A few nights later, Connor was in bed with his wife trying to have intercourse and accusing the baby's cries for his failure. He then went to the lavatory, where he teased his son before emptying his bladder, ignoring that hidden in the shadows was a man with a knife ready to take revenge. 
Memorable Quotes Edit
- Captain Connor (to Giorgio's corpse): "Somebody's done you up good, young Giorgio. You're a hell of a mess."
- John Moore: "Why must you call him "it"?"
- Connor: "What else you call a degenerate who dresses himself as a girl for the pleasure of grown men?"
- Captain Connor: (urinating in the trash bin of his office) "Miss Howard? Mind yer petticoat. There's a sizable, hairless rat been spotted about the station house."
- Sara Howard: "Funny, Captain Connor. I see only a little pink mouse."
- Captain Connor: (laughing with his colleagues) "I like her even more now!"
- Captain Connor: (to Mr. Santorelli): "You keep your dirty dago nose out of police business, eh?"

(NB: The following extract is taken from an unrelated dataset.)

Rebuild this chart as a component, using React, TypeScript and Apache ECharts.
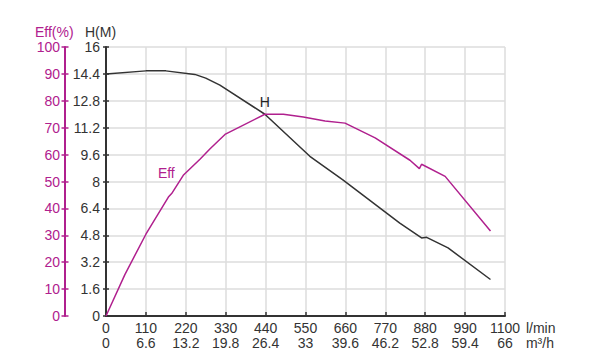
import React, { useEffect, useRef } from "react";
import * as echarts from "echarts";

// Tick labels
const flowTicks = ["0", "110", "220", "330", "440", "550", "660", "770", "880", "990", "1100"];
const m3hTicks = ["0", "6.6", "13.2", "19.8", "26.4", "33", "39.6", "46.2", "52.8", "59.4", "66"];
const hTicks = ["0", "1.6", "3.2", "4.8", "6.4", "8", "9.6", "11.2", "12.8", "14.4", "16"];
const effTicks = ["0", "10", "20", "30", "40", "50", "60", "70", "80", "90", "100"];

// H curve (flow l/min, head m)
const hFlow = [0, 110, 165, 245, 275, 314, 438, 562, 653, 810, 870, 884, 943, 1060];
const hHead = [14.4, 14.58, 14.58, 14.37, 14.15, 13.73, 12.0, 9.5, 8.1, 5.52, 4.64, 4.68, 4.05, 2.17];

// Eff curve (flow l/min, efficiency %)
const effFlow = [0, 52, 110, 172, 181, 213, 259, 287, 328, 438, 489, 544, 604, 659, 742, 838, 864, 870, 935, 1060];
const effVal = [0, 15.4, 30.4, 44.2, 45.5, 52.3, 58.3, 62.2, 67.5, 75.0, 75.0, 74.0, 72.5, 71.7, 66.2, 57.9, 54.8, 56.4, 51.9, 31.6];

// Curve name labels anchored at data points
const hLabelAt = [438, 12.0];
const effLabelAt = [213, 52.3];

const MAGENTA = "#b0208e";
const DARK = "#333333";
const FONT = "'Liberation Sans', Arial, sans-serif";

export default function App() {
  const ref = useRef<HTMLDivElement>(null);

  useEffect(() => {
    if (!ref.current) return;
    const chart = echarts.init(ref.current, undefined, { renderer: "svg" });

    const hData = hFlow.map((f, i) => [f, hHead[i]]);
    const effData = effFlow.map((f, i) => [f, effVal[i]]);

    const yCommon = {
      type: "value",
      position: "left",
      min: 0,
      max: 16,
      interval: 1.6,
    };

    chart.setOption({
      animation: false,
      textStyle: { fontFamily: FONT },
      grid: { left: 106, right: 85, top: 47, bottom: 44, containLabel: false },
      graphic: [
        {
          type: "text",
          left: 35,
          top: 25,
          style: { text: "Eff(%)", fill: MAGENTA, fontSize: 14, fontFamily: FONT },
        },
        {
          type: "text",
          left: 85,
          top: 25,
          style: { text: "H(M)", fill: DARK, fontSize: 14, fontFamily: FONT },
        },
      ],
      xAxis: {
        type: "value",
        min: 0,
        max: 1100,
        interval: 110,
        name: "l/min\nm³/h",
        nameLocation: "end",
        nameGap: 11,
        nameTextStyle: {
          color: DARK,
          fontSize: 14,
          lineHeight: 15,
          align: "left",
          verticalAlign: "top",
          padding: [4, 0, 0, 0],
          fontFamily: FONT,
        },
        axisLine: { show: true, lineStyle: { color: DARK, width: 2 } },
        axisTick: { show: true, inside: true, length: 4, lineStyle: { color: DARK, width: 1.5 } },
        axisLabel: {
          show: true,
          margin: 4,
          color: DARK,
          fontSize: 14,
          lineHeight: 15,
          fontFamily: FONT,
          showMinLabel: true,
          showMaxLabel: true,
          formatter: (v: number) => {
            const i = Math.round(v / 110);
            return `${flowTicks[i]}\n${m3hTicks[i]}`;
          },
        },
        splitLine: { show: true, lineStyle: { color: "#dcdcdc", width: 1.5 } },
      },
      yAxis: [
        {
          ...yCommon,
          offset: 0,
          axisLine: { show: true, onZero: false, lineStyle: { color: DARK, width: 2 } },
          axisTick: { show: true, inside: false, length: 3, lineStyle: { color: DARK, width: 1.5 } },
          axisLabel: {
            show: true,
            margin: 6,
            color: DARK,
            fontSize: 14,
            fontFamily: FONT,
            showMinLabel: true,
            showMaxLabel: true,
            formatter: (v: number) => hTicks[Math.round(v / 1.6)],
          },
          splitLine: { show: true, lineStyle: { color: "#dcdcdc", width: 1.5 } },
        },
        {
          type: "value",
          position: "left",
          min: 0,
          max: 100,
          interval: 10,
          offset: 41,
          axisLine: { show: true, onZero: false, lineStyle: { color: MAGENTA, width: 2 } },
          axisTick: { show: true, inside: false, length: 3.5, lineStyle: { color: MAGENTA, width: 1.5 } },
          axisLabel: {
            show: true,
            margin: 5,
            color: MAGENTA,
            fontSize: 14,
            fontFamily: FONT,
            showMinLabel: true,
            showMaxLabel: true,
            formatter: (v: number) => effTicks[Math.round(v / 10)],
          },
          splitLine: { show: false },
        },
        {
          ...yCommon,
          offset: 0,
          axisLine: { show: false, onZero: false },
          axisTick: { show: true, inside: true, length: 3, lineStyle: { color: DARK, width: 1.5 } },
          axisLabel: { show: false },
          splitLine: { show: false },
        },
        {
          type: "value",
          position: "left",
          min: 0,
          max: 100,
          interval: 10,
          offset: 41,
          axisLine: { show: false, onZero: false },
          axisTick: { show: true, inside: true, length: 3.5, lineStyle: { color: MAGENTA, width: 1.5 } },
          axisLabel: { show: false },
          splitLine: { show: false },
        },
      ],
      series: [
        {
          name: "H",
          type: "line",
          yAxisIndex: 0,
          data: hData,
          showSymbol: false,
          symbol: "none",
          lineStyle: { color: DARK, width: 1.5 },
          itemStyle: { color: DARK },
          z: 3,
          markPoint: {
            symbol: "circle",
            symbolSize: 1,
            itemStyle: { color: "rgba(0,0,0,0)" },
            data: [
              {
                coord: hLabelAt,
                label: {
                  show: true,
                  formatter: "H",
                  position: "top",
                  distance: 5,
                  color: "#222",
                  fontSize: 14,
                  fontFamily: FONT,
                },
              },
            ],
          },
        },
        {
          name: "Eff",
          type: "line",
          yAxisIndex: 1,
          data: effData,
          showSymbol: false,
          symbol: "none",
          lineStyle: { color: MAGENTA, width: 1.5 },
          itemStyle: { color: MAGENTA },
          z: 3,
          markPoint: {
            symbol: "circle",
            symbolSize: 1,
            itemStyle: { color: "rgba(0,0,0,0)" },
            data: [
              {
                coord: effLabelAt,
                label: {
                  show: true,
                  formatter: "Eff",
                  position: "left",
                  distance: 8,
                  offset: [0, -2],
                  color: MAGENTA,
                  fontSize: 14,
                  fontFamily: FONT,
                },
              },
            ],
          },
        },
      ],
    });

    return () => chart.dispose();
  }, []);

  return (
    <div
      ref={ref}
      style={{ position: "fixed", left: 0, top: 0, width: 590, height: 360, background: "#fff" }}
    />
  );
}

- Captain Connor (to Roosevelt): "You think sticking medals in roundsmen with nary a hair on their ballsack is gonna earn the respect of the department? You want to give out medals, Commissioner, I know men who are deserving."
- Captain Connor (to Byrnes): "He'll be caught with his willy in the ringer this time, Chief."
- Captain Connor (to Byrnes): "There's only one thing I hate more than a sodomite. It's a rich sodomite."
- Connor (to Miss Howard): "Still trying to be a detective, are you, Miss Howard?"
- Connor (to Miss Howard): "You don't want me to see you home, well, you best be careful is all. All it takes is for someone to come up behind you, clasp a hand around your mouth, and force you to your knees, and you'll never know who it was put it inside you."
- — Requiem
- In Caleb Carr's novel, Captain Connor features as Detective Sergeant Patrick Connor.
- The dialogue on Williamsburg Bridge between Captain Connor, John Moore and Theodore Roosevelt in "The Boy on the Bridge" overlaps that with Sergeant Flynn in the third chapter of the novel.
- Captain Connor is the guest character with the highest number of episode count, having appeared in every single episode of the series.